Medium-Term Strategic Questions (May - August 2026)

Four questions define the next phase. First, nuclear threshold: will Iran cross to weapons-grade enrichment as a deterrence strategy? Second, proxy network viability: will Iran fully reactivate Hezbollah, Iraqi militias, and the Houthis? Third, coalition fracture: Does a Chinese energy disruption from the blockade push Beijing from rhetoric to material support for Iran? Fourth, Iran's internal stability: Does external pressure consolidate or fracture regime authority under the new supreme leader?

DECISION IMPLICATIONS

The Islamabad collapse is not merely a diplomatic failure. It is confirmation that the U.S. entered without the tools to succeed and is now escalating through mechanisms that carry serious kinetic risk and no clear diplomatic endgame.

The most dangerous strategic dynamic is an escalation ratchet without a diplomatic ladder. Washington has increased pressure through the blockade while walking away from the table. Iran faces the choice of capitulating to maximum pressure, which Ghalibaf has signaled is politically impossible, or escalating militarily to restore deterrence.

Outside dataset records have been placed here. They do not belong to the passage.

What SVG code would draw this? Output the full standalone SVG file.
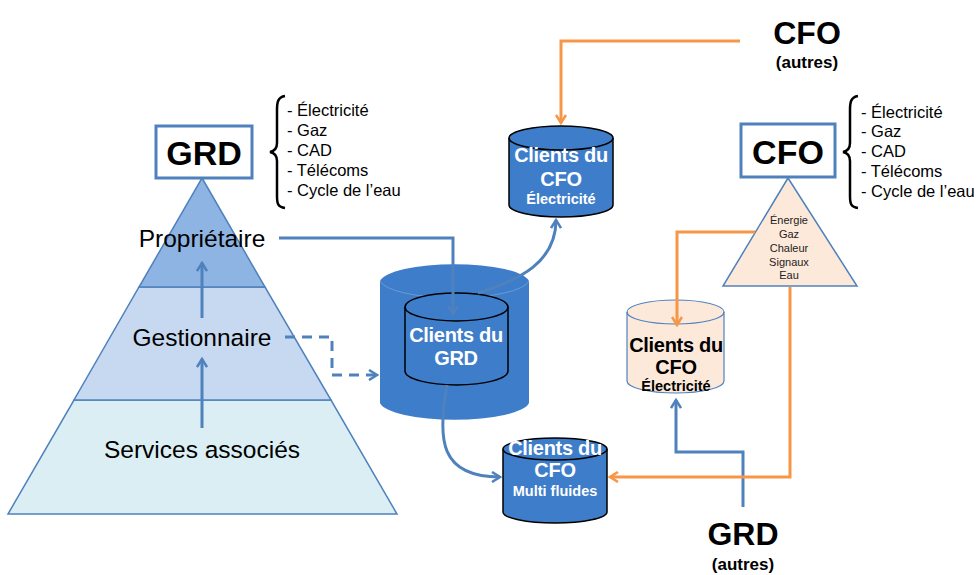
<svg xmlns="http://www.w3.org/2000/svg" width="977" height="575" viewBox="0 0 977 575">
<defs>
<style>
text{font-family:"Liberation Sans",Arial,sans-serif;}
.lst{font-size:16.5px;fill:#000;}
.lvl{font-size:24.5px;fill:#000;text-anchor:middle;}
.big{font-size:34px;font-weight:bold;fill:#000;text-anchor:middle;}
.aut{font-size:17px;font-weight:bold;fill:#000;text-anchor:middle;}
.cw{font-size:20px;font-weight:bold;fill:#fff;text-anchor:middle;letter-spacing:-0.3px;}
.cws{font-size:14.5px;font-weight:bold;fill:#fff;text-anchor:middle;}
.cb{font-size:20px;font-weight:bold;fill:#000;text-anchor:middle;letter-spacing:-0.3px;}
.cbs{font-size:14.5px;font-weight:bold;fill:#000;text-anchor:middle;}
.tri{font-size:11px;fill:#222;text-anchor:middle;}
.blue{fill:none;stroke:#4F81BD;stroke-width:3;}
.orng{fill:none;stroke:#F79646;stroke-width:3;}
.brace{fill:none;stroke:#000;stroke-width:2.5;}
.cyl{fill:#3E7DC9;stroke:#000;stroke-width:1.5;}
</style>
<marker id="ab" viewBox="0 0 12 12" refX="10" refY="6" markerWidth="12" markerHeight="12" markerUnits="userSpaceOnUse" orient="auto">
<path d="M2,1 L10,6 L2,11" fill="none" stroke="#4F81BD" stroke-width="2.5"/>
</marker>
<marker id="ao" viewBox="0 0 12 12" refX="10" refY="6" markerWidth="12" markerHeight="12" markerUnits="userSpaceOnUse" orient="auto">
<path d="M2,1 L10,6 L2,11" fill="none" stroke="#F79646" stroke-width="2.5"/>
</marker>
</defs>
<rect width="977" height="575" fill="#fff"/>

<g id="pyramid-grd">
<polygon points="74,400 331,400 397,514 8,514" fill="#DAEEF3" stroke="#4F81BD" stroke-width="1.5"/>
<polygon points="139,287 265,287 331,400 74,400" fill="#C6D9F1" stroke="#4F81BD" stroke-width="1.5"/>
<polygon points="202,178 265,287 139,287" fill="#8EB4E3" stroke="#4F81BD" stroke-width="1.5"/>
<text class="lvl" x="202" y="247">Propriétaire</text>
<text class="lvl" x="202" y="346">Gestionnaire</text>
<text class="lvl" x="202" y="458">Services associés</text>
</g>

<g id="grd-box">
<rect x="156" y="126" width="96" height="52" fill="#fff" stroke="#4F81BD" stroke-width="3"/>
<text class="big" x="204" y="165">GRD</text>
</g>

<g id="grd-list">
<path class="brace" d="M285,96 C278,97 277,102 277,110 L277,143 C277,148 275,151 270,152 C275,153 277,156 277,161 L277,196 C277,204 278,207 285,208"/>
<text class="lst" x="287" y="116">- Électricité</text>
<text class="lst" x="287" y="136">- Gaz</text>
<text class="lst" x="287" y="156">- CAD</text>
<text class="lst" x="287" y="176">- Télécoms</text>
<text class="lst" x="287" y="196">- Cycle de l’eau</text>
</g>

<g id="cfo-box">
<rect x="741" y="124" width="94" height="53" fill="#fff" stroke="#4F81BD" stroke-width="3"/>
<text class="big" x="788" y="164">CFO</text>
</g>

<g id="cfo-list">
<path class="brace" d="M858,96 C851,97 850,102 850,110 L850,143 C850,148 848,151 843,152 C848,153 850,156 850,161 L850,196 C850,204 851,207 858,208"/>
<text class="lst" x="861" y="118">- Électricité</text>
<text class="lst" x="861" y="137">- Gaz</text>
<text class="lst" x="861" y="157">- CAD</text>
<text class="lst" x="861" y="177">- Télécoms</text>
<text class="lst" x="861" y="197">- Cycle de l’eau</text>
</g>

<g id="cfo-triangle">
<polygon points="788,178 857,286 723,286" fill="#FDE9D9" stroke="#4F81BD" stroke-width="1.5"/>
<text class="tri" x="789" y="224">Énergie</text>
<text class="tri" x="789" y="238">Gaz</text>
<text class="tri" x="789" y="252">Chaleur</text>
<text class="tri" x="789" y="266">Signaux</text>
<text class="tri" x="789" y="279">Eau</text>
</g>

<g id="cyl-grd-outer">
<path d="M380,281 A75,19 0 0 1 529,281 L529,403 A75,19 0 0 1 380,403 Z" fill="#3E7DC9"/>
<path d="M380,281 A75,19 0 0 0 529,281" fill="none" stroke="#6A9AD6" stroke-width="1"/>
</g>

<g id="cyl-grd">
<path class="cyl" d="M405,307 A51.5,14 0 0 1 508,307 L508,371 A51.5,14 0 0 1 405,371 Z"/>
<path d="M405,307 A51.5,14 0 0 0 508,307" fill="none" stroke="#000" stroke-width="1.5"/>
<text class="cw" x="456" y="342">Clients du</text>
<text class="cw" x="456" y="365">GRD</text>
</g>

<g id="cyl-cfo-elec">
<path class="cyl" d="M509,138 A52,12 0 0 1 613,138 L613,205 A52,12 0 0 1 509,205 Z"/>
<path d="M509,138 A52,12 0 0 0 613,138" fill="none" stroke="#000" stroke-width="1.5"/>
<text class="cw" x="561" y="162">Clients du</text>
<text class="cw" x="561" y="186">CFO</text>
<text class="cws" x="561" y="204">Électricité</text>
</g>

<g id="cyl-cfo-multi">
<path class="cyl" d="M503,449 A52,11 0 0 1 607,449 L607,512 A52,11 0 0 1 503,512 Z"/>
<path d="M503,449 A52,11 0 0 0 607,449" fill="none" stroke="#000" stroke-width="1.5"/>
<text class="cw" x="555" y="455">Clients du</text>
<text class="cw" x="555" y="477">CFO</text>
<text class="cws" x="555" y="496">Multi fluides</text>
</g>

<g id="cyl-cfo-elec-2">
<path d="M627,312 A48.5,12 0 0 1 724,312 L724,381 A48.5,12 0 0 1 627,381 Z" fill="#FDE9D9" stroke="#4F81BD" stroke-width="1.2"/>
<path d="M627,312 A48.5,12 0 0 0 724,312" fill="none" stroke="#4F81BD" stroke-width="1.2"/>
<text class="cb" x="676" y="352">Clients du</text>
<text class="cb" x="676" y="374">CFO</text>
<text class="cbs" x="676" y="391">Électricité</text>
</g>

<g id="cfo-autres">
<text x="807" y="44" style="font-size:32px;font-weight:bold;text-anchor:middle;">CFO</text>
<text class="aut" x="807" y="68">(autres)</text>
</g>

<g id="grd-autres">
<text x="743" y="545" style="font-size:32px;font-weight:bold;text-anchor:middle;">GRD</text>
<text class="aut" x="743" y="570">(autres)</text>
</g>

<g id="connectors">
<line class="blue" x1="202" y1="318" x2="202" y2="263" marker-end="url(#ab)"/>
<line class="blue" x1="202" y1="428" x2="202" y2="359" marker-end="url(#ab)"/>
<polyline class="blue" points="279,238 453,238 453,314" marker-end="url(#ab)"/>
<polyline class="blue" points="285,337 332,337 332,375 377,375" stroke-dasharray="10,7" marker-end="url(#ab)"/>
<path class="blue" d="M478,293 C520,280 556,262 556,220" marker-end="url(#ab)"/>
<path class="blue" d="M447,385 C437,440 440,477 500,477" marker-end="url(#ab)"/>
<polyline class="blue" points="743,507 743,452 676,452 676,400" marker-end="url(#ab)"/>
<polyline class="orng" points="740,41 561,41 561,123" marker-end="url(#ao)"/>
<polyline class="orng" points="755,232 677,232 677,325" marker-end="url(#ao)"/>
<polyline class="orng" points="790,287 790,477 610,477" marker-end="url(#ao)"/>
</g>
</svg>
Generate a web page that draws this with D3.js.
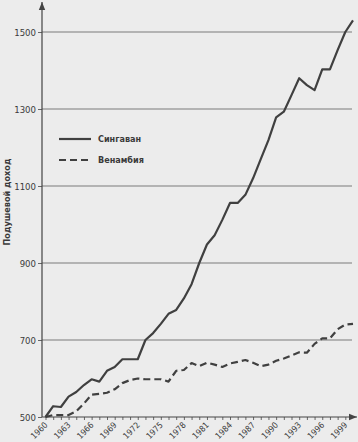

Neither path leads to a settlement. Both paths lead to a hotter conflict.

The fundamental lesson of the 21 hours is that the gaps between U.S. and Iranian positions are not primarily due to a lack of political will. There are gaps in the technical architecture, trust-building, and procedural credibility. Those gaps can only be bridged by specialized expertise the current U.S. team does not possess. Sending the same team back would compound the error. The blockade strategy, implemented without a parallel diplomatic track led by credible technical experts, risks transforming a dangerous military standoff into a full resumption of hostilities, this time without even a nominal ceasefire to constrain it.